The United States economy has been taking a hit lately due to the unrest in the Middle East and North Africa. The price of oil, gas, and food rose quickly, hurting the American economy and the financial well being of millions of United States citizens. Up until Monday morning, the stock market had been unaffected by the problems in the Eastern Hemisphere, but that was about to change notably.
Monday morning, right when the market opened, the stock market fell hard. Instantly, the Dow Jones fell over 150 points to start out the day. At the end of the day, the Dow Jones fell a total of 140 points. The fall was a decrease of 1.1% for the Dow Jones Industrial Average.
The S&P 500 did not fair much better than the Dow Jones. The S&P 500 also saw a decline of 1.1% on Monday. It dropped a total of 15 points at the end of the day.
The Nasdaq ended up just like the Dow Jones and S&P 500. At the end of Monday, all three fell 1.1% each. The Nasdaq also saw an unfortunate 29 point decrease.
All three of the indexes did make an improvement from their lowest points in the day. Each of the three had fallen by at least 2% at one point in the day.
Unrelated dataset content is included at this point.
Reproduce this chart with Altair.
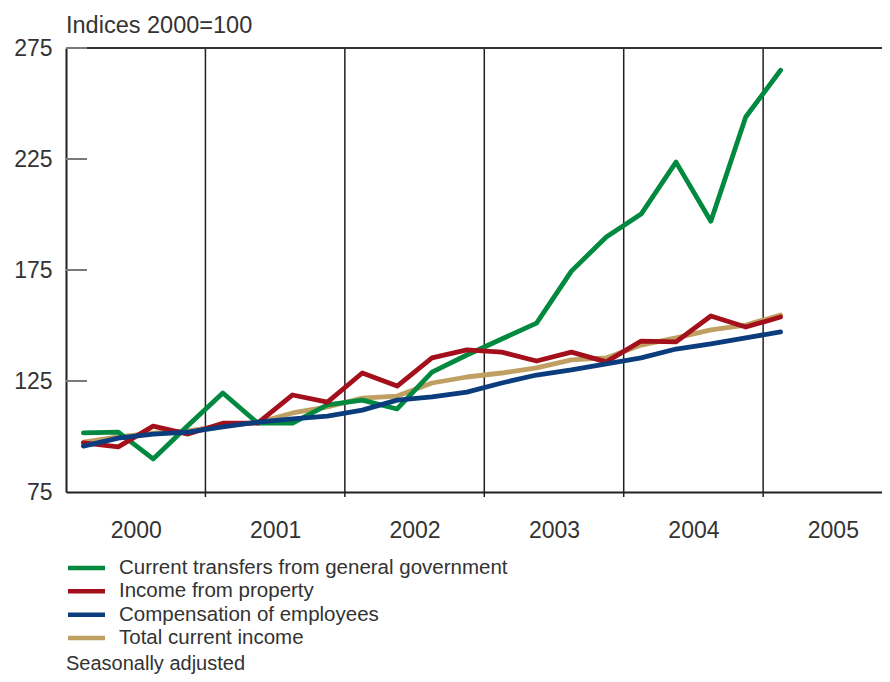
import altair as alt
import pandas as pd

# Quarterly, 2000Q1 .. 2005Q1 (index 0..20)
quarters = list(range(21))
transfers = [101.6, 102.0, 89.9, 105.0, 119.6, 106.0, 106.0, 114.2, 116.4, 112.4, 129.0,
             136.7, 143.9, 151.1, 174.5, 189.9, 200.2, 223.6, 197.0, 243.9, 265.0]
property_income = [97.1, 95.3, 104.7, 101.1, 106.0, 106.0, 118.7, 115.5, 128.6, 122.7, 135.4,
                   139.0, 138.0, 134.0, 138.0, 133.6, 143.0, 142.6, 154.3, 149.3, 153.8]
compensation = [95.7, 99.3, 101.1, 102.0, 104.3, 106.5, 107.9, 109.2, 111.9, 116.4, 117.8,
                120.0, 124.1, 127.7, 130.0, 132.7, 135.4, 139.4, 141.7, 144.4, 147.1]
total = [97.5, 99.8, 101.5, 102.5, 104.8, 106.3, 110.6, 113.3, 117.3, 118.2, 124.1,
         126.8, 128.6, 130.9, 134.5, 135.4, 141.2, 144.4, 148.0, 150.2, 154.7]

series_names = ["Current transfers from general government", "Income from property",
                "Compensation of employees", "Total current income"]
series_colors = ["#00893F", "#A3101B", "#0B3C7D", "#BF9F62"]
year_labels = ["2000", "2001", "2002", "2003", "2004", "2005"]
year_label_pos = [2, 6, 10, 14, 18, 22]
year_bounds = [4, 8, 12, 16, 20]
y_ticks = [75, 125, 175, 225, 275]
inner_ticks = [125, 175, 225, 275]
title_text = "Indices 2000=100"
note_text = "Seasonally adjusted"

FONT = "Liberation Sans"
TXT = "#333333"
PLOT_W = 816
PLOT_H = 444

rows = []
for name, vals in zip(series_names, [transfers, property_income, compensation, total]):
    for q, v in zip(quarters, vals):
        rows.append({"series": name, "q": q + 0.5, "value": v})
df = pd.DataFrame(rows)

label_expr = "{" + ",".join(f"'{p}':'{l}'" for p, l in zip(year_label_pos, year_labels)) + "}[datum.value]"

x_enc = alt.X("q:Q", scale=alt.Scale(domain=[0, 23.41], nice=False, zero=False),
              axis=alt.Axis(values=year_label_pos, labelExpr=label_expr, ticks=False,
                            grid=False, labelPadding=27, title=None))
y_enc = alt.Y("value:Q", scale=alt.Scale(domain=[75, 275], nice=False, zero=False),
              axis=alt.Axis(values=y_ticks, ticks=False, grid=False, labelPadding=14, title=None))
color = alt.Color("series:N", scale=alt.Scale(domain=series_names, range=series_colors), legend=None)

bounds_df = pd.DataFrame({"q": year_bounds})
vrules = alt.Chart(bounds_df).mark_rule(color="#231f20", strokeWidth=1.5).encode(
    x=x_enc, y=alt.value(0), y2=alt.value(PLOT_H + 5))

top_border = alt.Chart(bounds_df).mark_rule(color="#333333", strokeWidth=2).encode(
    x=alt.value(0), x2=alt.value(PLOT_W), y=alt.value(0))

ticks_df = pd.DataFrame({"value": inner_ticks})
inner = alt.Chart(ticks_df).mark_rule(color="#7a7a7a", strokeWidth=2).encode(
    x=alt.value(0), x2=alt.value(21), y=y_enc)

draw_order = [3, 0, 1, 2]
lines = []
for k in draw_order:
    lines.append(
        alt.Chart(df).transform_filter(alt.datum.series == series_names[k])
        .mark_line(strokeWidth=4.8, strokeCap="round", strokeJoin="round")
        .encode(x=x_enc, y=y_enc, color=color)
    )

title = alt.Chart(pd.DataFrame({"t": [title_text]})).mark_text(
    align="left", baseline="alphabetic", font=FONT, fontSize=23.5, color=TXT).encode(
    text="t:N", x=alt.value(0), y=alt.value(-15))

note = alt.Chart(pd.DataFrame({"t": [note_text]})).mark_text(
    align="left", baseline="alphabetic", font=FONT, fontSize=20, color=TXT).encode(
    text="t:N", x=alt.value(0), y=alt.value(622))

main = alt.layer(vrules, top_border, inner, *lines, title, note)

legend_df = pd.DataFrame({"series": series_names})
legend_y = alt.Y("series:N", scale=alt.Scale(type="point", domain=series_names,
                                             range=[520, 590], padding=0), axis=None)
leg_rules = alt.Chart(legend_df).mark_rule(strokeWidth=4.5).encode(
    x=alt.value(2), x2=alt.value(39), y=legend_y, color=color)
leg_text = alt.Chart(legend_df).mark_text(
    align="left", baseline="middle", font=FONT, fontSize=20.5, color=TXT).encode(
    x=alt.value(53), y=legend_y, text="series:N")
legend = alt.layer(leg_rules, leg_text)

chart = alt.layer(main, legend).resolve_scale(y="independent").properties(
    width=PLOT_W, height=PLOT_H,
    autosize=alt.AutoSizeParams(type="none"),
    padding={"left": 58, "top": 40, "right": 0, "bottom": 182},
).configure_view(strokeWidth=0).configure_axis(
    domainColor="#231f20", domainWidth=2, labelFont=FONT, labelFontSize=23,
    labelColor=TXT,
)

chart.save("out.html", embed_options={"renderer": "svg", "actions": False})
At the end of the day, 92% of the corporations included in the S&P 500 finished with a loss for the day.
So far, April has been the worst month for the stock market since August of 2010. A lot of the losses can be attributed to trouble overseas that are hurting gas and food prices in America.
The cost of crude oil by the barrel is also still at over one hundred dollars at $107.12 per barrel.
On a positive note, gold and the US dollar both improved. Gold, which is unaffected by political events, reached a record $1,492.90. The dollar index rose by a solid 0.8% and the dollar rose by 1.4% when compared with the euro and 0.4% when compared with the British pound.
It is believed that the rapidly growing national deficit of the United States is going to negatively impact the stock market ever more soon.
With the Republicans and Democrats arguing about how to deal with the national deficit and debt, it is unclear of how likely it is that the American economy can withstand the potential hits it might be about to see.